YOUR TASK. Below is some material; transcribe all of it exactly.

PROVIDED MATERIAL.

★ ★ ★ ★

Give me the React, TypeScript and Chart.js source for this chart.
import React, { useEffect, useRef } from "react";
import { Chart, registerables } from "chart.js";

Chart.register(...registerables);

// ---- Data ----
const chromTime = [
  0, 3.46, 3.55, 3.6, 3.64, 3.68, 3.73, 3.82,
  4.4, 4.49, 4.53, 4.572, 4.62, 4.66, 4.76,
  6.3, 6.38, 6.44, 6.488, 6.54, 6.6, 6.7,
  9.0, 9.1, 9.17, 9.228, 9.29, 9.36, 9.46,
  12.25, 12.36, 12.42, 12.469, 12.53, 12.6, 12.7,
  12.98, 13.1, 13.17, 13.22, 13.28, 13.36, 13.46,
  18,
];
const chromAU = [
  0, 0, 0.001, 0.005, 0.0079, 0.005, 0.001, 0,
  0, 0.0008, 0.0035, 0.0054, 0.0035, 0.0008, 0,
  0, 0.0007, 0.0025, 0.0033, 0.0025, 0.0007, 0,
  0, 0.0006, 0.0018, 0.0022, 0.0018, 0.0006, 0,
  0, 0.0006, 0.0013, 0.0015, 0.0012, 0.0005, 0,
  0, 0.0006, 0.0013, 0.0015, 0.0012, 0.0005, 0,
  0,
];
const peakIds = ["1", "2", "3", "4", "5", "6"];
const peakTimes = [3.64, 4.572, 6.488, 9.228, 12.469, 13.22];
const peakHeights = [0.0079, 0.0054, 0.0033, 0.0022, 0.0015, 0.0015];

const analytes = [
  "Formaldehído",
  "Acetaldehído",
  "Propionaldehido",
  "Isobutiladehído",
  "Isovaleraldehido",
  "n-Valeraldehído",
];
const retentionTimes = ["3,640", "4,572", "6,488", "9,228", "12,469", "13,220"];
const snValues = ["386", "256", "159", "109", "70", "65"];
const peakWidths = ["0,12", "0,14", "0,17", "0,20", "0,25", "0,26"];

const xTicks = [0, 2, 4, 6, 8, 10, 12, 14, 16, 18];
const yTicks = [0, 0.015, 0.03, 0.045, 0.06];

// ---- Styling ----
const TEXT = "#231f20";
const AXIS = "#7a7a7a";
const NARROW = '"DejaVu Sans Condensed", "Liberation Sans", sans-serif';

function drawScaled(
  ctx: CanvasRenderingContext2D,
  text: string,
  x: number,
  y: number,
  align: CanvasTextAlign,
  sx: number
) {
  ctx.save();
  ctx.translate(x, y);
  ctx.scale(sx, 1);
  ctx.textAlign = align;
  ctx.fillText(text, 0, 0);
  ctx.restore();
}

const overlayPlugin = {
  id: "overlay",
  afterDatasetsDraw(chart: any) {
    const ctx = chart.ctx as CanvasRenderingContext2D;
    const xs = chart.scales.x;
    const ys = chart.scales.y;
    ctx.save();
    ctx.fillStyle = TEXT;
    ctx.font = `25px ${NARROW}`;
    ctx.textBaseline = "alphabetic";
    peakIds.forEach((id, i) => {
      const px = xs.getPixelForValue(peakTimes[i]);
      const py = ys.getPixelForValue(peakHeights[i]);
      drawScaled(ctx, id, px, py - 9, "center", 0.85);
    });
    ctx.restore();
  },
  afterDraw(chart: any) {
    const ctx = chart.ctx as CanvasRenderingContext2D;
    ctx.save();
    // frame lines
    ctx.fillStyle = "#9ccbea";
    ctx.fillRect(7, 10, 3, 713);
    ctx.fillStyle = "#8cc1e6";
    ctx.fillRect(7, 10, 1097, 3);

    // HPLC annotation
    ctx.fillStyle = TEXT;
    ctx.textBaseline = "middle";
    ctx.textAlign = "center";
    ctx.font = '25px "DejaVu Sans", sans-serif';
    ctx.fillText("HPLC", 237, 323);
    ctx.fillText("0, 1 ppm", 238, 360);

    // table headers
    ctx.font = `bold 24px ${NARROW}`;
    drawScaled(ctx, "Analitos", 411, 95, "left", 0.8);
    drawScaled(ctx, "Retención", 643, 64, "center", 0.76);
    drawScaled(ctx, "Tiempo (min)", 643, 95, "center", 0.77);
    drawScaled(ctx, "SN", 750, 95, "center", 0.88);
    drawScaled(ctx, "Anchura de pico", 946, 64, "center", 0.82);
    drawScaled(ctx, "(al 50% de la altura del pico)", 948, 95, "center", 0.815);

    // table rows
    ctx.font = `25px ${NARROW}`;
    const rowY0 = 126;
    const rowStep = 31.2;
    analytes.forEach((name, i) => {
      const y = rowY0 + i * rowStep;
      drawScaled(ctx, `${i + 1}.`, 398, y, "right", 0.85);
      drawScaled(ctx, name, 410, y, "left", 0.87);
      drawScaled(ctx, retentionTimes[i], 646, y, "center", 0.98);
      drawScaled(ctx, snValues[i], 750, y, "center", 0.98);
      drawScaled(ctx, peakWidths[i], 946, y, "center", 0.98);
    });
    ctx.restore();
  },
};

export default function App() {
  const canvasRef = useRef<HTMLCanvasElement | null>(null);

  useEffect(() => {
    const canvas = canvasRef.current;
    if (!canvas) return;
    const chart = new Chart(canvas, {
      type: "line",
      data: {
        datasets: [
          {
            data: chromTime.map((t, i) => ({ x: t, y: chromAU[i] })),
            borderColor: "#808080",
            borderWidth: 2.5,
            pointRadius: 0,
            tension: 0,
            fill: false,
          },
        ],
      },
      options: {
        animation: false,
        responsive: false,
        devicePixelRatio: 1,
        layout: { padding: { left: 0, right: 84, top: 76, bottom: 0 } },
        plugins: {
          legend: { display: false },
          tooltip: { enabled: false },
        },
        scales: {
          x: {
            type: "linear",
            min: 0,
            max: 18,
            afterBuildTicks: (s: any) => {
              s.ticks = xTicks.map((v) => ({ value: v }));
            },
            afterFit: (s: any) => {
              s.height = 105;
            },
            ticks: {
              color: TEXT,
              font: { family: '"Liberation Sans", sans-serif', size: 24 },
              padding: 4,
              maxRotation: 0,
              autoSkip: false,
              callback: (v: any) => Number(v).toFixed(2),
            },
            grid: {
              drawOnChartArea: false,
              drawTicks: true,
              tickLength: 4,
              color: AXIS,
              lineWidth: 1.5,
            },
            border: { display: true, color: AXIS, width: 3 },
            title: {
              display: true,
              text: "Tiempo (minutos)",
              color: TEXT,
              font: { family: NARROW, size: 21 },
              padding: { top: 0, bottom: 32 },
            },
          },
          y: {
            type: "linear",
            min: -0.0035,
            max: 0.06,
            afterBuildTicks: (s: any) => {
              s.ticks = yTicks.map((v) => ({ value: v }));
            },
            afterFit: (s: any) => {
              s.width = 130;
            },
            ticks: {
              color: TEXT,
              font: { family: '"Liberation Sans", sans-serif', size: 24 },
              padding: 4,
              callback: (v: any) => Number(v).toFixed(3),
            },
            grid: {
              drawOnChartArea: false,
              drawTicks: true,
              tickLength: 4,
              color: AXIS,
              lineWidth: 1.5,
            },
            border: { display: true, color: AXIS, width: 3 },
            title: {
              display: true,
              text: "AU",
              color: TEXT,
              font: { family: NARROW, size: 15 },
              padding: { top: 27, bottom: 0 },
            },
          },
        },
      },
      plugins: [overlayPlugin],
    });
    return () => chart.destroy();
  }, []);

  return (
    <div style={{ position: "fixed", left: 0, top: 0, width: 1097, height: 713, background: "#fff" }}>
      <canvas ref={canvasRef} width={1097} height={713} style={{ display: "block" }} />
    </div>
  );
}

★ ★ ★ ★

WRITTEN REPLY.
Give me the React, TypeScript and Chart.js source for this chart.
import React, { useEffect, useRef } from "react";
import { Chart, registerables } from "chart.js";

Chart.register(...registerables);

// ---- Data ----
const chromTime = [
  0, 3.46, 3.55, 3.6, 3.64, 3.68, 3.73, 3.82,
  4.4, 4.49, 4.53, 4.572, 4.62, 4.66, 4.76,
  6.3, 6.38, 6.44, 6.488, 6.54, 6.6, 6.7,
  9.0, 9.1, 9.17, 9.228, 9.29, 9.36, 9.46,
  12.25, 12.36, 12.42, 12.469, 12.53, 12.6, 12.7,
  12.98, 13.1, 13.17, 13.22, 13.28, 13.36, 13.46,
  18,
];
const chromAU = [
  0, 0, 0.001, 0.005, 0.0079, 0.005, 0.001, 0,
  0, 0.0008, 0.0035, 0.0054, 0.0035, 0.0008, 0,
  0, 0.0007, 0.0025, 0.0033, 0.0025, 0.0007, 0,
  0, 0.0006, 0.0018, 0.0022, 0.0018, 0.0006, 0,
  0, 0.0006, 0.0013, 0.0015, 0.0012, 0.0005, 0,
  0, 0.0006, 0.0013, 0.0015, 0.0012, 0.0005, 0,
  0,
];
const peakIds = ["1", "2", "3", "4", "5", "6"];
const peakTimes = [3.64, 4.572, 6.488, 9.228, 12.469, 13.22];
const peakHeights = [0.0079, 0.0054, 0.0033, 0.0022, 0.0015, 0.0015];

const analytes = [
  "Formaldehído",
  "Acetaldehído",
  "Propionaldehido",
  "Isobutiladehído",
  "Isovaleraldehido",
  "n-Valeraldehído",
];
const retentionTimes = ["3,640", "4,572", "6,488", "9,228", "12,469", "13,220"];
const snValues = ["386", "256", "159", "109", "70", "65"];
const peakWidths = ["0,12", "0,14", "0,17", "0,20", "0,25", "0,26"];

const xTicks = [0, 2, 4, 6, 8, 10, 12, 14, 16, 18];
const yTicks = [0, 0.015, 0.03, 0.045, 0.06];

// ---- Styling ----
const TEXT = "#231f20";
const AXIS = "#7a7a7a";
const NARROW = '"DejaVu Sans Condensed", "Liberation Sans", sans-serif';

function drawScaled(
  ctx: CanvasRenderingContext2D,
  text: string,
  x: number,
  y: number,
  align: CanvasTextAlign,
  sx: number
) {
  ctx.save();
  ctx.translate(x, y);
  ctx.scale(sx, 1);
  ctx.textAlign = align;
  ctx.fillText(text, 0, 0);
  ctx.restore();
}

const overlayPlugin = {
  id: "overlay",
  afterDatasetsDraw(chart: any) {
    const ctx = chart.ctx as CanvasRenderingContext2D;
    const xs = chart.scales.x;
    const ys = chart.scales.y;
    ctx.save();
    ctx.fillStyle = TEXT;
    ctx.font = `25px ${NARROW}`;
    ctx.textBaseline = "alphabetic";
    peakIds.forEach((id, i) => {
      const px = xs.getPixelForValue(peakTimes[i]);
      const py = ys.getPixelForValue(peakHeights[i]);
      drawScaled(ctx, id, px, py - 9, "center", 0.85);
    });
    ctx.restore();
  },
  afterDraw(chart: any) {
    const ctx = chart.ctx as CanvasRenderingContext2D;
    ctx.save();
    // frame lines
    ctx.fillStyle = "#9ccbea";
    ctx.fillRect(7, 10, 3, 713);
    ctx.fillStyle = "#8cc1e6";
    ctx.fillRect(7, 10, 1097, 3);

    // HPLC annotation
    ctx.fillStyle = TEXT;
    ctx.textBaseline = "middle";
    ctx.textAlign = "center";
    ctx.font = '25px "DejaVu Sans", sans-serif';
    ctx.fillText("HPLC", 237, 323);
    ctx.fillText("0, 1 ppm", 238, 360);

    // table headers
    ctx.font = `bold 24px ${NARROW}`;
    drawScaled(ctx, "Analitos", 411, 95, "left", 0.8);
    drawScaled(ctx, "Retención", 643, 64, "center", 0.76);
    drawScaled(ctx, "Tiempo (min)", 643, 95, "center", 0.77);
    drawScaled(ctx, "SN", 750, 95, "center", 0.88);
    drawScaled(ctx, "Anchura de pico", 946, 64, "center", 0.82);
    drawScaled(ctx, "(al 50% de la altura del pico)", 948, 95, "center", 0.815);

    // table rows
    ctx.font = `25px ${NARROW}`;
    const rowY0 = 126;
    const rowStep = 31.2;
    analytes.forEach((name, i) => {
      const y = rowY0 + i * rowStep;
      drawScaled(ctx, `${i + 1}.`, 398, y, "right", 0.85);
      drawScaled(ctx, name, 410, y, "left", 0.87);
      drawScaled(ctx, retentionTimes[i], 646, y, "center", 0.98);
      drawScaled(ctx, snValues[i], 750, y, "center", 0.98);
      drawScaled(ctx, peakWidths[i], 946, y, "center", 0.98);
    });
    ctx.restore();
  },
};

export default function App() {
  const canvasRef = useRef<HTMLCanvasElement | null>(null);

  useEffect(() => {
    const canvas = canvasRef.current;
    if (!canvas) return;
    const chart = new Chart(canvas, {
      type: "line",
      data: {
        datasets: [
          {
            data: chromTime.map((t, i) => ({ x: t, y: chromAU[i] })),
            borderColor: "#808080",
            borderWidth: 2.5,
            pointRadius: 0,
            tension: 0,
            fill: false,
          },
        ],
      },
      options: {
        animation: false,
        responsive: false,
        devicePixelRatio: 1,
        layout: { padding: { left: 0, right: 84, top: 76, bottom: 0 } },
        plugins: {
          legend: { display: false },
          tooltip: { enabled: false },
        },
        scales: {
          x: {
            type: "linear",
            min: 0,
            max: 18,
            afterBuildTicks: (s: any) => {
              s.ticks = xTicks.map((v) => ({ value: v }));
            },
            afterFit: (s: any) => {
              s.height = 105;
            },
            ticks: {
              color: TEXT,
              font: { family: '"Liberation Sans", sans-serif', size: 24 },
              padding: 4,
              maxRotation: 0,
              autoSkip: false,
              callback: (v: any) => Number(v).toFixed(2),
            },
            grid: {
              drawOnChartArea: false,
              drawTicks: true,
              tickLength: 4,
              color: AXIS,
              lineWidth: 1.5,
            },
            border: { display: true, color: AXIS, width: 3 },
            title: {
              display: true,
              text: "Tiempo (minutos)",
              color: TEXT,
              font: { family: NARROW, size: 21 },
              padding: { top: 0, bottom: 32 },
            },
          },
          y: {
            type: "linear",
            min: -0.0035,
            max: 0.06,
            afterBuildTicks: (s: any) => {
              s.ticks = yTicks.map((v) => ({ value: v }));
            },
            afterFit: (s: any) => {
              s.width = 130;
            },
            ticks: {
              color: TEXT,
              font: { family: '"Liberation Sans", sans-serif', size: 24 },
              padding: 4,
              callback: (v: any) => Number(v).toFixed(3),
            },
            grid: {
              drawOnChartArea: false,
              drawTicks: true,
              tickLength: 4,
              color: AXIS,
              lineWidth: 1.5,
            },
            border: { display: true, color: AXIS, width: 3 },
            title: {
              display: true,
              text: "AU",
              color: TEXT,
              font: { family: NARROW, size: 15 },
              padding: { top: 27, bottom: 0 },
            },
          },
        },
      },
      plugins: [overlayPlugin],
    });
    return () => chart.destroy();
  }, []);

  return (
    <div style={{ position: "fixed", left: 0, top: 0, width: 1097, height: 713, background: "#fff" }}>
      <canvas ref={canvasRef} width={1097} height={713} style={{ display: "block" }} />
    </div>
  );
}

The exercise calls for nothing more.